Sei istruttorie nei confronti dei principali operatori nazionali della grande distribuzione organizzata (Coop Italia, Conad, Esselunga, Eurospin, Auchan e Carrefour) per verificare una presunta pratica sleale a danno delle imprese di panificazione: questo il provvedimento deciso dall’Agcm.

I procedimenti, avviati su segnalazione della principale associazione nazionale di panificatori, Assipan-Confcommercio Imprese per l’Italia, sono volti ad accertare eventuali violazioni dell’articolo 62 del decreto-legge n. 1/2012 che regola le relazioni commerciali nella filiera agro-alimentare.

In concomitanza con l’avvio delle istruttorie, alcune delle società interessate dai procedimenti sono state ispezionate dai funzionari dell’Antitrust, coadiuvati dalla Guardia di Finanza.

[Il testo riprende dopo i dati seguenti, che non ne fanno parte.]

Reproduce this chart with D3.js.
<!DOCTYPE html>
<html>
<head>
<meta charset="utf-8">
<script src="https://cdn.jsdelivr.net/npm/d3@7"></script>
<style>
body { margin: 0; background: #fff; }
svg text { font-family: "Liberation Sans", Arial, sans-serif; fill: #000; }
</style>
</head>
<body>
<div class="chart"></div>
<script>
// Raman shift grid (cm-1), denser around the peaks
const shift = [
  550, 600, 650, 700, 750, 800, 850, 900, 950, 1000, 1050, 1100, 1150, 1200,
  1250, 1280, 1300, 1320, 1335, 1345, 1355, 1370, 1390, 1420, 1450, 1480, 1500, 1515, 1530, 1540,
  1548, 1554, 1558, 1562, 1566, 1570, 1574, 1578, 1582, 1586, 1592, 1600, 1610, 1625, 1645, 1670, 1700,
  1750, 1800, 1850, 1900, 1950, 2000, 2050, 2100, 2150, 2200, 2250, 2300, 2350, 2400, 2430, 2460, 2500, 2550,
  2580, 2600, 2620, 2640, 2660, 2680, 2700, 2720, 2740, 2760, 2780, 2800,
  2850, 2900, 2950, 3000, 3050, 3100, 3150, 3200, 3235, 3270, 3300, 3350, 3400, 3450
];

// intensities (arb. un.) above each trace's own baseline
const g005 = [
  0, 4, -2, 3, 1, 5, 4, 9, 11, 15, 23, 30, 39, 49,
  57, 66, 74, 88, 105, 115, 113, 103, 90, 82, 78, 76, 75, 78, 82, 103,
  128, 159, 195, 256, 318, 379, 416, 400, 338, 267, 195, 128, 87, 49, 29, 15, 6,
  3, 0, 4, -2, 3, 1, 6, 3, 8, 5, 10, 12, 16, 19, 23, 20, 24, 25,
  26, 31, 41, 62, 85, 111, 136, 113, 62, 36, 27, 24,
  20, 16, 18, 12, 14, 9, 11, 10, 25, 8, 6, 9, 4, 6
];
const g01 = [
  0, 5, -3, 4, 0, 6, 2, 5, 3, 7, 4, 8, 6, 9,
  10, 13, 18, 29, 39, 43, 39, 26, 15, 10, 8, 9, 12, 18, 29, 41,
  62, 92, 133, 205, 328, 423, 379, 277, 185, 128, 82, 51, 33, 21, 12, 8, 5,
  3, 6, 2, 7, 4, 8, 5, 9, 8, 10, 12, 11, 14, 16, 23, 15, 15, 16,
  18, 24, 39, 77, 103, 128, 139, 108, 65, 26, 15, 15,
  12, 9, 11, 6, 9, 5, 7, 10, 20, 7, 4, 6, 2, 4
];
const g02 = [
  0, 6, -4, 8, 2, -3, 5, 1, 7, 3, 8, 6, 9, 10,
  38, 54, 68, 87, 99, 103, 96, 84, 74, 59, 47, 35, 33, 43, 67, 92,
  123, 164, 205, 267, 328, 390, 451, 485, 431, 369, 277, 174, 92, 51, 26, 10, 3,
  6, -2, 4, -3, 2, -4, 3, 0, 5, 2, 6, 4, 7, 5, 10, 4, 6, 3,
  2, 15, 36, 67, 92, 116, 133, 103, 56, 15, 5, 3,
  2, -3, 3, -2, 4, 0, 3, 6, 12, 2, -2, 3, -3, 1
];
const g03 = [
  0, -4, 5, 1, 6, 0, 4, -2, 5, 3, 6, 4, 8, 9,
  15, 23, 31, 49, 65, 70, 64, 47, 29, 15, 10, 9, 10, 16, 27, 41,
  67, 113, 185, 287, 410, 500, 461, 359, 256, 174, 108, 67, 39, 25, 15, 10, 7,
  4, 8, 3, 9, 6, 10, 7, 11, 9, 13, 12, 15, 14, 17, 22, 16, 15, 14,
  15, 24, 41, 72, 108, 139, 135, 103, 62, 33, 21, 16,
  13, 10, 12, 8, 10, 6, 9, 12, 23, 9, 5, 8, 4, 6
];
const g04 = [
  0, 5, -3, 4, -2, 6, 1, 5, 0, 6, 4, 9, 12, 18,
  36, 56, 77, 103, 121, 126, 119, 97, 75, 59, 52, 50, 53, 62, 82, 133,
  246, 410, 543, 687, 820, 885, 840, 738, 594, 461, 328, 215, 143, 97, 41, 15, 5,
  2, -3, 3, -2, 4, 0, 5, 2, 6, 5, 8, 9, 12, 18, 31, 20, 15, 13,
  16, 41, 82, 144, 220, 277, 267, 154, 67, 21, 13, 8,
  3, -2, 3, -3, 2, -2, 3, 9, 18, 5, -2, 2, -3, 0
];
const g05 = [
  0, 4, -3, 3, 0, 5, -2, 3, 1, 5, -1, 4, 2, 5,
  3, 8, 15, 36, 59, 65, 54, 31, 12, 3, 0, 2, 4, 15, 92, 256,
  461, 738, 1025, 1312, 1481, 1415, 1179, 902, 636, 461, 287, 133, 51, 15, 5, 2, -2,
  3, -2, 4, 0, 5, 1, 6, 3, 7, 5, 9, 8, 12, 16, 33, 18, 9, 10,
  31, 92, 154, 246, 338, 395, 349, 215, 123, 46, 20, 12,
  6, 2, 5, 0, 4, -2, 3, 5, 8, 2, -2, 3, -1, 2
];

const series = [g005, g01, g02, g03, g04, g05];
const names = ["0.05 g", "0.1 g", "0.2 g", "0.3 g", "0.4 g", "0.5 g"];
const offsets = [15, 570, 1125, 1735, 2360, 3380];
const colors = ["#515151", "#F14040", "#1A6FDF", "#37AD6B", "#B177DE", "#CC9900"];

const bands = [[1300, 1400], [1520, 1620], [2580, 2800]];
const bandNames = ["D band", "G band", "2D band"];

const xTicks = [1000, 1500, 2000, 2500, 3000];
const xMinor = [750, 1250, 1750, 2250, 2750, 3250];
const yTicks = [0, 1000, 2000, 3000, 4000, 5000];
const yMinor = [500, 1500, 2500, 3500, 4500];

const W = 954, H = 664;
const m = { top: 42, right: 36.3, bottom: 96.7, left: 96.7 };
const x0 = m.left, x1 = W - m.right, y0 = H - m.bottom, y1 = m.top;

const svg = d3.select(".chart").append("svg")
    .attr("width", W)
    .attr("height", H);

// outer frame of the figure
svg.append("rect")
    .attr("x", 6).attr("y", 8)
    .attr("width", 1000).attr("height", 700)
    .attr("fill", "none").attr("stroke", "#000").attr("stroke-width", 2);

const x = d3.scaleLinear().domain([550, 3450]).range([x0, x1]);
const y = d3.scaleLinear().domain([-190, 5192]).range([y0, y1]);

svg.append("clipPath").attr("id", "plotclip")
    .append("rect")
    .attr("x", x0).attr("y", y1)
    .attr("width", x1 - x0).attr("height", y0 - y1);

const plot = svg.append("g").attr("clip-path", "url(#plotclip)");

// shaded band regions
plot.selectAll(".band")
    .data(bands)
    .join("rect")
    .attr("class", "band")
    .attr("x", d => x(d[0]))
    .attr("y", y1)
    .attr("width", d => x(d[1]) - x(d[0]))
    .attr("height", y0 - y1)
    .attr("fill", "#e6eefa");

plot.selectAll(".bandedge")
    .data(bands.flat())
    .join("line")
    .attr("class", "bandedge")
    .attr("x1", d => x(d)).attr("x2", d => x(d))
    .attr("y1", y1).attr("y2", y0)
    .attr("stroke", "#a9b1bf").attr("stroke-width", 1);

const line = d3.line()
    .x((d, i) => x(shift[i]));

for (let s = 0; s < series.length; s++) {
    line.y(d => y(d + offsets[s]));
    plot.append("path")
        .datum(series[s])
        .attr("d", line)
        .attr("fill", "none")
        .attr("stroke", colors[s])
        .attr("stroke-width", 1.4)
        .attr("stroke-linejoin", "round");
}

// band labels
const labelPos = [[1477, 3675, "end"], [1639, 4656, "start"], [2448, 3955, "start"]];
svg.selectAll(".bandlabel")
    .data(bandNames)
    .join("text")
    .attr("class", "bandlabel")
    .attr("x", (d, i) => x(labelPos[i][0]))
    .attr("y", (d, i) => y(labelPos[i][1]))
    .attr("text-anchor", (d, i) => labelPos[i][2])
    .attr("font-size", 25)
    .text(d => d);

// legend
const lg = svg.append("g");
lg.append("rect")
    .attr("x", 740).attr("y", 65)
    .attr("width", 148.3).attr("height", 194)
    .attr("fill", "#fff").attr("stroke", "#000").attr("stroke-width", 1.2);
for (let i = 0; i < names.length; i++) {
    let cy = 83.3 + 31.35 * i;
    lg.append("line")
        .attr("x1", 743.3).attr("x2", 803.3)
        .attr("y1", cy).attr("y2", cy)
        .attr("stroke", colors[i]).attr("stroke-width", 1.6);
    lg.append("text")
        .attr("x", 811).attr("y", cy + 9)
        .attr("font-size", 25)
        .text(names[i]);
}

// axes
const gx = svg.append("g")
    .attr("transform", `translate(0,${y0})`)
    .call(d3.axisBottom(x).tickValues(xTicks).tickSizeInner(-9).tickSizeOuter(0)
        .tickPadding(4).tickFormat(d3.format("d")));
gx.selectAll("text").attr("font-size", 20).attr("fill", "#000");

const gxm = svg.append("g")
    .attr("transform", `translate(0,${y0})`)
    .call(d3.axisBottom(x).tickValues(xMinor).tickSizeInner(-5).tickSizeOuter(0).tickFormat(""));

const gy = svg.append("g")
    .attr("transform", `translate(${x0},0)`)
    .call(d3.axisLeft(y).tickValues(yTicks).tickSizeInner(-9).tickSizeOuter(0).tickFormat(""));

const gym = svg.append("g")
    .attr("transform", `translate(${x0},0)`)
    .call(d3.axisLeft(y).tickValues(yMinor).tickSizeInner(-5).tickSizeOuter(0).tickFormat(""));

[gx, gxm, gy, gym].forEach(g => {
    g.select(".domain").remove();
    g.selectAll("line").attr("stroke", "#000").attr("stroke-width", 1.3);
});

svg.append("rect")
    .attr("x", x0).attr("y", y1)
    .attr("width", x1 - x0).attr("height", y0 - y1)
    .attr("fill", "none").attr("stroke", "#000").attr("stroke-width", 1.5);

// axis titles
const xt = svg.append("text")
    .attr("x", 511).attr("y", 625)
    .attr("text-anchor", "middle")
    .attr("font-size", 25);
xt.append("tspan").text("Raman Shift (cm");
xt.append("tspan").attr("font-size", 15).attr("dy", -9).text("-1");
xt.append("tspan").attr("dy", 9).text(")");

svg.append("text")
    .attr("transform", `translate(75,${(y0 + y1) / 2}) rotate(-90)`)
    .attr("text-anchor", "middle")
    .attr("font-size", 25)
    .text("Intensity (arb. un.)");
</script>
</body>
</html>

La condotta contestata consiste nell’imposizione, ai propri fornitori di pane fresco, dell’obbligo di ritirare e smaltire, a proprie spese, l’intero quantitativo di invenduto a fine giornata. La differenza di valore tra il pane consegnato al mattino e quello reso la sera viene poi riaccreditata al compratore sugli acquisti successivi.

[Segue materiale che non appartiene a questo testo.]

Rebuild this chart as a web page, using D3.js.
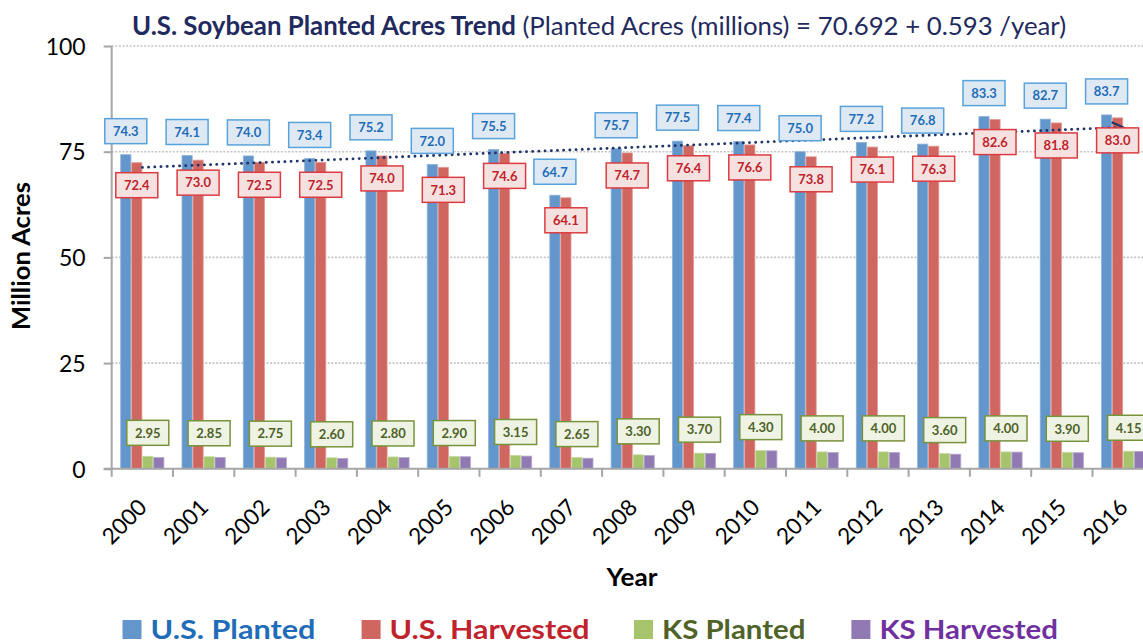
<!DOCTYPE html>
<html>
<head>
<meta charset="utf-8">
<script src="https://cdn.jsdelivr.net/npm/d3@7"></script>
<style>
  html, body { margin: 0; padding: 0; background: #fff; overflow: hidden; }
  svg { display: block; font-family: Lato, "Open Sans", sans-serif; }
</style>
</head>
<body>
<svg id="chart" width="1143" height="643"></svg>
<script>
// Soybean acreage, million acres
const years = ["2000","2001","2002","2003","2004","2005","2006","2007","2008",
               "2009","2010","2011","2012","2013","2014","2015","2016"];
const usPlanted   = [74.3, 74.1, 74.0, 73.4, 75.2, 72.0, 75.5, 64.7, 75.7,
                     77.5, 77.4, 75.0, 77.2, 76.8, 83.3, 82.7, 83.7];
const usHarvested = [72.4, 73.0, 72.5, 72.5, 74.0, 71.3, 74.6, 64.1, 74.7,
                     76.4, 76.6, 73.8, 76.1, 76.3, 82.6, 81.8, 83.0];
const ksPlanted   = [2.95, 2.85, 2.75, 2.60, 2.80, 2.90, 3.15, 2.65, 3.30,
                     3.70, 4.30, 4.00, 4.00, 3.60, 4.00, 3.90, 4.15];
const ksHarvested = [2.65, 2.70, 2.60, 2.45, 2.65, 2.85, 3.00, 2.50, 3.15,
                     3.65, 4.25, 3.85, 3.85, 3.45, 3.95, 3.80, 4.10];
const yTicks = [0, 25, 50, 75, 100];
// Linear trend of U.S. planted acres: 70.692 + 0.593 * (year index starting at 1)
const trendIntercept = 70.692;
const trendSlope = 0.593;

const seriesNames = ["U.S. Planted", "U.S. Harvested", "KS Planted", "KS Harvested"];
const seriesValues = [usPlanted, usHarvested, ksPlanted, ksHarvested];
const barColors  = ["#6396CA", "#CF6660", "#A6C46C", "#917AB4"];
const edgeColors = ["#8DB3DC", "#E39A95", "#C4D99C", "#B5A5CE"];
const legendText = ["#1F6DB8", "#C0232B", "#4F6228", "#7030A0"];

const svg = d3.select("#chart");

const left = 111.7, band = 61.3;
const x0 = d3.scaleBand().domain(years).range([left, left + band * years.length]).padding(0);
const x1 = d3.scaleBand().domain(seriesNames).range([8.6, 52.6]).padding(0);
const y = d3.scaleLinear().domain([0, 100]).range([468.8, 46]);

// dotted horizontal gridlines
svg.append("g").selectAll("line").data(yTicks.filter(t => t > 0)).join("line")
  .attr("x1", left).attr("x2", 1143)
  .attr("y1", d => y(d)).attr("y2", d => y(d))
  .attr("stroke", "#C4C4C4").attr("stroke-width", 1.6).attr("stroke-dasharray", "2,1.6");

// grouped bars
const rows = years.map((yr, i) => ({ year: yr, vals: seriesNames.map((s, k) => ({ s, k, v: seriesValues[k][i] })) }));
const groups = svg.append("g").selectAll("g").data(rows).join("g")
  .attr("transform", d => `translate(${x0(d.year)},0)`);
groups.selectAll("rect").data(d => d.vals).join("rect")
  .attr("x", d => x1(d.s) + 0.4)
  .attr("width", x1.bandwidth() - 0.8)
  .attr("y", d => y(d.v))
  .attr("height", d => y(0) - y(d.v))
  .attr("fill", d => barColors[d.k])
  .attr("stroke", d => edgeColors[d.k]).attr("stroke-width", 0.8);

// axes
const axisColor = "#A6A6A6";
const yAxis = svg.append("g").attr("transform", `translate(${left},0)`)
  .call(d3.axisLeft(y).tickValues(yTicks).tickSize(8).tickPadding(18));
yAxis.select(".domain").attr("stroke", axisColor).attr("stroke-width", 2)
  .attr("d", `M0,${y(0)}V${y(100)}`);
yAxis.selectAll(".tick line").attr("stroke", axisColor).attr("stroke-width", 2);
yAxis.selectAll(".tick text").attr("font-size", 23).attr("fill", "#000")
  .attr("font-family", "Lato, sans-serif").attr("dy", "0.36em");

const xAxis = svg.append("g").attr("transform", `translate(0,${y(0)})`);
xAxis.append("line").attr("x1", left - 8).attr("x2", 1143).attr("y1", 0).attr("y2", 0)
  .attr("stroke", axisColor).attr("stroke-width", 2);
xAxis.selectAll("line.tk").data(years.concat(["end"])).join("line").attr("class", "tk")
  .attr("x1", (d, i) => left + i * band).attr("x2", (d, i) => left + i * band)
  .attr("y1", 0).attr("y2", 8).attr("stroke", axisColor).attr("stroke-width", 2);
xAxis.selectAll("text").data(years).join("text")
  .attr("transform", d => `translate(${x0(d) + x0.bandwidth() / 2 + 6},${40}) rotate(-45)`)
  .attr("text-anchor", "end").attr("font-size", 22.5).attr("fill", "#000")
  .text(d => d);

// trend line
svg.append("defs").append("marker")
  .attr("id", "arrow").attr("viewBox", "0 0 10 10").attr("refX", 9).attr("refY", 5)
  .attr("markerWidth", 5).attr("markerHeight", 5).attr("orient", "auto")
  .append("path").attr("d", "M1,1 L9,5 L1,9").attr("fill", "none")
  .attr("stroke", "#1F3468").attr("stroke-width", 1.6);
const trendPts = years.map((yr, i) => [x0(yr) + x0.bandwidth() / 2, y(trendIntercept + trendSlope * (i + 1))]);
svg.append("path")
  .attr("d", d3.line()([trendPts[0], trendPts[trendPts.length - 1]]))
  .attr("fill", "none").attr("stroke", "#1F3468").attr("stroke-width", 2.8)
  .attr("stroke-linecap", "round").attr("stroke-dasharray", "0.1,6.1")
  .attr("marker-end", "url(#arrow)");

// value labels
function drawLabels(values, seriesIdx, offset, fill, stroke, color, fmt) {
  const g = svg.append("g").selectAll("g").data(values).join("g")
    .attr("transform", (v, i) => `translate(${x0(years[i]) + x1(seriesNames[seriesIdx]) + x1.bandwidth() / 2},${y(v) + offset})`);
  g.append("rect").attr("x", -21).attr("y", -12.5).attr("width", 42).attr("height", 25)
    .attr("fill", fill).attr("stroke", stroke).attr("stroke-width", 1.5);
  g.append("text").attr("text-anchor", "middle").attr("dy", "0.37em")
    .attr("font-size", 13).attr("font-weight", 700).attr("fill", color)
    .text(v => fmt(v));
}
const f1 = d3.format(".1f"), f2 = d3.format(".2f");
drawLabels(usPlanted, 0, -23.5, "#DFE9F4", "#5AA2DA", "#1F6DB8", f1);
drawLabels(usHarvested, 1, 22.5, "#F6E1E1", "#DC3C41", "#C0232B", f1);
drawLabels(ksPlanted, 2, -23.5, "#EEF3E4", "#77933C", "#4F6228", f2);

// title
const title = svg.append("text").attr("x", 132).attr("y", 35).attr("fill", "#1F2A5E").attr("font-size", 25.8);
title.append("tspan").attr("font-weight", 700).text("U.S. Soybean Planted Acres Trend");
title.append("tspan").text(" (Planted Acres (millions) = 70.692 + 0.593 /year)");

// axis titles
svg.append("text").attr("transform", "translate(30,256) rotate(-90)")
  .attr("text-anchor", "middle").attr("font-size", 24.5).attr("font-weight", 700)
  .attr("textLength", 148).attr("lengthAdjust", "spacingAndGlyphs")
  .attr("fill", "#000").text("Million Acres");
svg.append("text").attr("x", 632).attr("y", 586).attr("text-anchor", "middle")
  .attr("font-size", 24.5).attr("font-weight", 700)
  .attr("textLength", 51).attr("lengthAdjust", "spacingAndGlyphs")
  .attr("fill", "#000").text("Year");

// legend
const legendX = [122.5, 361.6, 634, 851.4];
const legendW = [165, 200, 143.5, 178.5];
const leg = svg.append("g").selectAll("g").data(seriesNames).join("g")
  .attr("transform", (d, i) => `translate(${legendX[i]},620)`);
leg.append("rect").attr("width", 19).attr("height", 19).attr("fill", (d, i) => barColors[i]);
leg.append("text").attr("x", 28).attr("y", 18.5).attr("font-size", 26.5).attr("font-weight", 700)
  .attr("textLength", (d, i) => legendW[i]).attr("lengthAdjust", "spacingAndGlyphs")
  .attr("fill", (d, i) => legendText[i]).text(d => d);
</script>
</body>
</html>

“La pratica – spiega una nota dell’Agcm - si inquadra in una situazione di significativo squilibrio contrattuale fra le catene e le imprese di panificazione (artigiane e con pochi dipendenti). In tale contesto, l’obbligo di ritiro dell’invenduto rappresenta una condizione contrattuale posta a esclusivo vantaggio della Dmo e determina un indebito trasferimento sul contraente più debole del rischio commerciale di non riuscire a vendere il quantitativo di pane ordinato e acquistato”.

La prassi costringe i fornitori a incaricarsi, oltre che del ritiro, anche dello smaltimento del “rifiuto” alimentare, in quanto l’interpretazione comunemente attribuita alla normativa vigente impedisce qualsiasi riutilizzo del pane invenduto a fini commerciali e persino la sua donazione a scopi umanitari, con un elevatissimo spreco di prodotto.

Sotto questo profilo, il fenomeno sotto inchiesta è già stato oggetto di svariate segnalazioni pubbliche da parte dell’associazione dei produttori, che lamenta non soltanto il carattere “vessatorio” dell’obbligo, ma anche le ampie e negative ripercussioni che esso produce sotto il profilo economico e ambientale.